European identity operates through local, regional and national identities
From a sociological point of view, what is the significance of a European identity for the project of European integration?
It is all a question of what one means by the term ‘European identity’ If you mean the identity of Europeans, the answer will be very different from what I suppose you might mean, namely a specifically European identity as opposed to national identity. In this case, my view is that European identity is not necessarily something in opposition to national identity but compatible with it. European identity is best conceived of as an Europeanization of identities, that is an internal transformation of national identities. This is not unlike how national identity emerged out of a process of the nationalization of regional identities or in some cases of other collective or societal identities. It is in much the same way that European identity can be understood, less of an alternative kind of identity that one that variously co-exists or operates through local, regional and national identities.
In your opinion, how does the recent Nobel Prize affect the European spirit and can it really boost the morale of European citizens or have they become too sceptical?
The only comment that I have is that the Prize does acknowledge that the post-second world war project of European integration was a success in terms of its goal of bringing about lasting peace. Given the wars that destroyed Europe in the preceding decades – three wars between Germany and France – this is not an insignificant achievement.
Umberto Eco claims that the Erasmus programme has created the first ever generation of young Europeans, by enabling young people to integrate into other cultures and enter cross-national relationships which result in “European” families. Is an investment into mobility programmes an investment into creating a European citizenship?
No. Mobility cannot be a basis for citizenship or identity. The European project was founded to make possible four kinds of mobility, those of capital, labour, services and goods. It is possible to discern in the project of European integration today a tension between solidarity and mobility.
How do you see a typical European citizen in 20 years time?
There will not be a typical one, just different types, but certainly there will be an increasingly xenophobic middle class contemplating greater impoverishment while a despondent and diminishing liberal/left looks on as the scales of global power and influence will shift Asia and the enlarging BRIC bloc.
Where do you see cosmopolitanism in action in Europe?
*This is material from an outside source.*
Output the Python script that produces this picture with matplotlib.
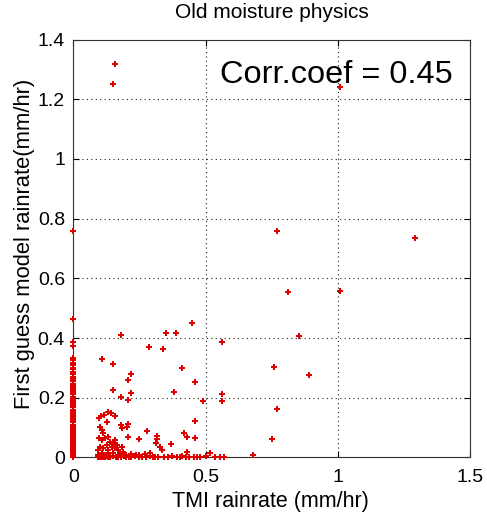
import matplotlib
matplotlib.use("Agg")
import matplotlib.pyplot as plt

plt.rcParams['font.family'] = ['Liberation Sans', 'DejaVu Sans']

title = "Old moisture physics"
x_label = "TMI rainrate (mm/hr)"
y_label = "First guess model rainrate(mm/hr)"
corr_text = "Corr.coef = 0.45"
x_ticks = [0, 0.5, 1, 1.5]
x_tick_labels = ["0", "0.5", "1", "1.5"]
y_ticks = [0, 0.2, 0.4, 0.6, 0.8, 1.0, 1.2, 1.4]
y_tick_labels = ["0", "0.2", "0.4", "0.6", "0.8", "1", "1.2", "1.4"]

# Points where TMI reports no rain (x = 0)
zero_tmi_model = [0.759, 0.465, 0.386, 0.373, 0.332, 0.325, 0.318, 0.309, 0.301,
                  0.296, 0.288, 0.279, 0.271, 0.262, 0.255, 0.247, 0.240, 0.233,
                  0.226, 0.218, 0.211, 0.203, 0.197, 0.189, 0.182, 0.175, 0.168,
                  0.160, 0.153, 0.147, 0.139, 0.131, 0.124, 0.118, 0.110, 0.103,
                  0.096, 0.089, 0.082, 0.075, 0.069, 0.062, 0.055, 0.049, 0.042,
                  0.036, 0.030, 0.024, 0.018, 0.013, 0.008, 0.004, 0.001]

# Points with nonzero TMI rain
tmi_rain = [0.158, 0.149, 0.772, 1.009, 1.293, 0.811, 1.009, 0.852, 0.760, 0.890,
            0.772, 0.753, 0.679, 0.109, 0.181, 0.288, 0.339, 0.349, 0.389, 0.450,
            0.561, 0.149, 0.412, 0.219, 0.208, 0.461, 0.149, 0.219, 0.380, 0.181,
            0.208, 0.492, 0.561, 0.561, 0.461, 0.105, 0.118, 0.133, 0.143, 0.158,
            0.097, 0.126, 0.101, 0.107, 0.114, 0.181, 0.183, 0.202, 0.208, 0.280,
            0.208, 0.250, 0.316, 0.318, 0.311, 0.328, 0.335, 0.370, 0.417, 0.430,
            0.461, 0.430, 0.518,
            0.096, 0.107, 0.120, 0.133, 0.139, 0.152, 0.158, 0.164, 0.145, 0.126,
            0.114, 0.101, 0.095, 0.133, 0.158, 0.170, 0.183, 0.189, 0.177, 0.107,
            0.133, 0.152, 0.095, 0.220, 0.250, 0.270, 0.290, 0.200, 0.236,
            0.095, 0.100, 0.105, 0.110, 0.115, 0.120, 0.125, 0.130, 0.135, 0.140,
            0.150, 0.160, 0.170, 0.180, 0.190, 0.200, 0.210, 0.220, 0.235, 0.250,
            0.260, 0.275, 0.290, 0.300, 0.310, 0.320, 0.342, 0.360, 0.375, 0.392,
            0.404, 0.411, 0.425, 0.436, 0.455, 0.467, 0.480, 0.500, 0.537, 0.556,
            0.570]
model_rain = [1.319, 1.251, 0.759, 1.240, 0.735, 0.555, 0.559, 0.406, 0.304, 0.276,
              0.161, 0.063, 0.009, 0.331, 0.409, 0.369, 0.365, 0.417, 0.417, 0.451,
              0.386, 0.314, 0.299, 0.281, 0.260, 0.253, 0.226, 0.215, 0.219, 0.203,
              0.192, 0.188, 0.213, 0.188, 0.121, 0.139, 0.142, 0.153, 0.150, 0.139,
              0.133, 0.120, 0.103, 0.092, 0.081, 0.109, 0.098, 0.103, 0.111, 0.089,
              0.070, 0.062, 0.073, 0.062, 0.048, 0.036, 0.025, 0.044, 0.081, 0.070,
              0.066, 0.019, 0.014,
              0.064, 0.059, 0.064, 0.070, 0.053, 0.048, 0.059, 0.042, 0.036, 0.042,
              0.031, 0.036, 0.025, 0.025, 0.031, 0.025, 0.036, 0.019, 0.014, 0.014,
              0.014, 0.014, 0.008, 0.012, 0.010, 0.012, 0.015, 0.010, 0.008,
              0.003, 0.002, 0.004, 0.001, 0.003, 0.002, 0.005, 0.001, 0.003, 0.002,
              0.004, 0.001, 0.003, 0.002, 0.004, 0.001, 0.003, 0.002, 0.004, 0.001,
              0.003, 0.002, 0.004, 0.001, 0.003, 0.002, 0.003, 0.002, 0.004, 0.003,
              0.002, 0.004, 0.001, 0.003, 0.002, 0.003, 0.002, 0.004, 0.003, 0.003,
              0.002]

fig = plt.figure(figsize=(4.87, 5.16), dpi=100)
ax = fig.add_axes([0.1505, 0.1134, 0.8145, 0.810])

marker_style = dict(linestyle='none', marker='P', markersize=4.4, color='#e00000',
                    markeredgewidth=0, clip_on=False, zorder=3)
ax.plot([0] * len(zero_tmi_model), zero_tmi_model, **marker_style)
ax.plot(tmi_rain, model_rain, **marker_style)

ax.set_xlim(0, 1.5)
ax.set_ylim(0, 1.4)
ax.set_xticks(x_ticks)
ax.set_xticklabels(x_tick_labels)
ax.set_yticks(y_ticks)
ax.set_yticklabels(y_tick_labels)
ax.tick_params(direction='in', top=True, right=True, labelsize=14,
               length=4, width=0.8)
ax.tick_params(axis='x', pad=8)
ax.tick_params(axis='y', pad=6)
ax.grid(True, color='#222222', linestyle=(0, (1, 3)), linewidth=0.8)
for s in ax.spines.values():
    s.set_linewidth(0.8)
    s.set_color('#333333')

fig.text(0.5585, 1 - 12 / 516, title, ha='center', va='center', fontsize=15)
fig.text(0.556, 1 - 502 / 516, x_label, ha='center', va='center', fontsize=15.5)
fig.text(25 / 487, 1 - 244 / 516, y_label, ha='center', va='center',
         rotation=90, fontsize=15.8)
ax.text(0.957, 0.915, corr_text, transform=ax.transAxes, ha='right', va='center',
        fontsize=23.4)

fig.savefig("out.png", dpi=100)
Cosmopolitanism, which should not be equated with globalization or transnationalism, is more concerned with the normative potentials of the present – which include both the global and the local - and is unavoidably found in social struggles, which are located in an increasingly complex political context that cannot be so easily reduced to any one level, be it national or global. Certainly much of the project of European integration is imbued with the language of cosmopolitanism, but this does not make Europe cosmopolitan, since cosmopolitan norms are often not realized in practice or are partially realized and, moreover, they are interpreted differently by various social actors.